> [OBJECTIVE] Your task is to copy the listing exactly, with the pictures left out.

> [MATERIAL]
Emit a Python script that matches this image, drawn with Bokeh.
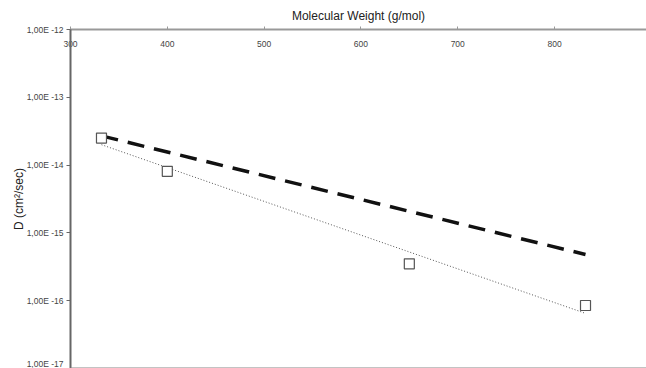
from bokeh.plotting import figure
from bokeh.models import LogAxis, LinearAxis, FixedTicker, Range1d, Span
from bokeh.embed import file_html
from bokeh.resources import INLINE

# data
mw_points = [332, 400, 650, 832]
d_points = [2.5e-14, 8.1e-15, 3.5e-16, 8.5e-17]
mw_dash = [332, 832]
d_dash = [2.7e-14, 4.8e-16]
mw_fit = [332, 832]
d_fit = [2.0e-14, 6.5e-17]

x_ticks = [300, 400, 500, 600, 700, 800, 900]
y_ticks = [1e-12, 1e-13, 1e-14, 1e-15, 1e-16, 1e-17]
y_tick_labels = ["1,00E -12", "1,00E -13", "1,00E -14", "1,00E -15", "1,00E -16", "1,00E -17"]

FONT = "Liberation Sans"

p = figure(width=646, height=368, output_backend="svg", toolbar_location=None,
           x_range=Range1d(300, 895), y_range=Range1d(1e-17, 1e-12),
           y_axis_type="log", x_axis_location=None, y_axis_location=None,
           min_border_left=70, min_border_top=29, min_border_right=0, min_border_bottom=0)
p.outline_line_color = None
p.xgrid.visible = False
p.ygrid.visible = False
p.background_fill_color = "white"
p.border_fill_color = "white"

xa = LinearAxis(ticker=FixedTicker(ticks=x_ticks), axis_label="Molecular Weight (g/mol)")
xa.axis_line_color = "#999999"
xa.axis_line_width = 2
xa.major_tick_line_color = "#999999"
xa.major_tick_out = 3
xa.major_tick_in = 0
xa.minor_tick_line_color = None
xa.major_label_standoff = -20
xa.major_label_text_font = FONT
xa.major_label_text_font_size = "8.5px"
xa.major_label_text_color = "#444444"
xa.axis_label_text_font = FONT
xa.axis_label_text_font_size = "12px"
xa.axis_label_text_font_style = "normal"
xa.axis_label_text_color = "#222222"
xa.axis_label_standoff = 15
p.add_layout(xa, "above")

ya = LogAxis(ticker=FixedTicker(ticks=y_ticks), axis_label="D (cm²/sec)")
ya.major_label_overrides = {t: l for t, l in zip(y_ticks, y_tick_labels)}
ya.axis_line_color = "#666666"
ya.axis_line_width = 2
ya.major_tick_line_color = "#666666"
ya.major_tick_out = 4
ya.major_tick_in = 0
ya.minor_tick_line_color = None
ya.major_label_standoff = 3
ya.major_label_text_font = FONT
ya.major_label_text_font_size = "8.5px"
ya.major_label_text_color = "#444444"
ya.axis_label_text_font = FONT
ya.axis_label_text_font_size = "12px"
ya.axis_label_text_font_style = "normal"
ya.axis_label_text_color = "#222222"
ya.axis_label_standoff = -2
p.add_layout(ya, "left")

p.add_layout(Span(location=1e-17, dimension="width", line_color="#888888", line_width=2))

p.line(mw_fit, d_fit, line_color="#555555", line_width=1, line_dash="1 2")
p.line(mw_dash, d_dash, line_color="#111111", line_width=3.5, line_dash="17 10")
p.scatter(mw_points, d_points, marker="square", size=10, fill_color="white",
          line_color="#555555", line_width=1.2)

open("out.html", "w").write(file_html(p, INLINE))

> [COMPLETE RESPONSE]
Emit a Python script that matches this image, drawn with Bokeh.
from bokeh.plotting import figure
from bokeh.models import LogAxis, LinearAxis, FixedTicker, Range1d, Span
from bokeh.embed import file_html
from bokeh.resources import INLINE

# data
mw_points = [332, 400, 650, 832]
d_points = [2.5e-14, 8.1e-15, 3.5e-16, 8.5e-17]
mw_dash = [332, 832]
d_dash = [2.7e-14, 4.8e-16]
mw_fit = [332, 832]
d_fit = [2.0e-14, 6.5e-17]

x_ticks = [300, 400, 500, 600, 700, 800, 900]
y_ticks = [1e-12, 1e-13, 1e-14, 1e-15, 1e-16, 1e-17]
y_tick_labels = ["1,00E -12", "1,00E -13", "1,00E -14", "1,00E -15", "1,00E -16", "1,00E -17"]

FONT = "Liberation Sans"

p = figure(width=646, height=368, output_backend="svg", toolbar_location=None,
           x_range=Range1d(300, 895), y_range=Range1d(1e-17, 1e-12),
           y_axis_type="log", x_axis_location=None, y_axis_location=None,
           min_border_left=70, min_border_top=29, min_border_right=0, min_border_bottom=0)
p.outline_line_color = None
p.xgrid.visible = False
p.ygrid.visible = False
p.background_fill_color = "white"
p.border_fill_color = "white"

xa = LinearAxis(ticker=FixedTicker(ticks=x_ticks), axis_label="Molecular Weight (g/mol)")
xa.axis_line_color = "#999999"
xa.axis_line_width = 2
xa.major_tick_line_color = "#999999"
xa.major_tick_out = 3
xa.major_tick_in = 0
xa.minor_tick_line_color = None
xa.major_label_standoff = -20
xa.major_label_text_font = FONT
xa.major_label_text_font_size = "8.5px"
xa.major_label_text_color = "#444444"
xa.axis_label_text_font = FONT
xa.axis_label_text_font_size = "12px"
xa.axis_label_text_font_style = "normal"
xa.axis_label_text_color = "#222222"
xa.axis_label_standoff = 15
p.add_layout(xa, "above")

ya = LogAxis(ticker=FixedTicker(ticks=y_ticks), axis_label="D (cm²/sec)")
ya.major_label_overrides = {t: l for t, l in zip(y_ticks, y_tick_labels)}
ya.axis_line_color = "#666666"
ya.axis_line_width = 2
ya.major_tick_line_color = "#666666"
ya.major_tick_out = 4
ya.major_tick_in = 0
ya.minor_tick_line_color = None
ya.major_label_standoff = 3
ya.major_label_text_font = FONT
ya.major_label_text_font_size = "8.5px"
ya.major_label_text_color = "#444444"
ya.axis_label_text_font = FONT
ya.axis_label_text_font_size = "12px"
ya.axis_label_text_font_style = "normal"
ya.axis_label_text_color = "#222222"
ya.axis_label_standoff = -2
p.add_layout(ya, "left")

p.add_layout(Span(location=1e-17, dimension="width", line_color="#888888", line_width=2))

p.line(mw_fit, d_fit, line_color="#555555", line_width=1, line_dash="1 2")
p.line(mw_dash, d_dash, line_color="#111111", line_width=3.5, line_dash="17 10")
p.scatter(mw_points, d_points, marker="square", size=10, fill_color="white",
          line_color="#555555", line_width=1.2)

open("out.html", "w").write(file_html(p, INLINE))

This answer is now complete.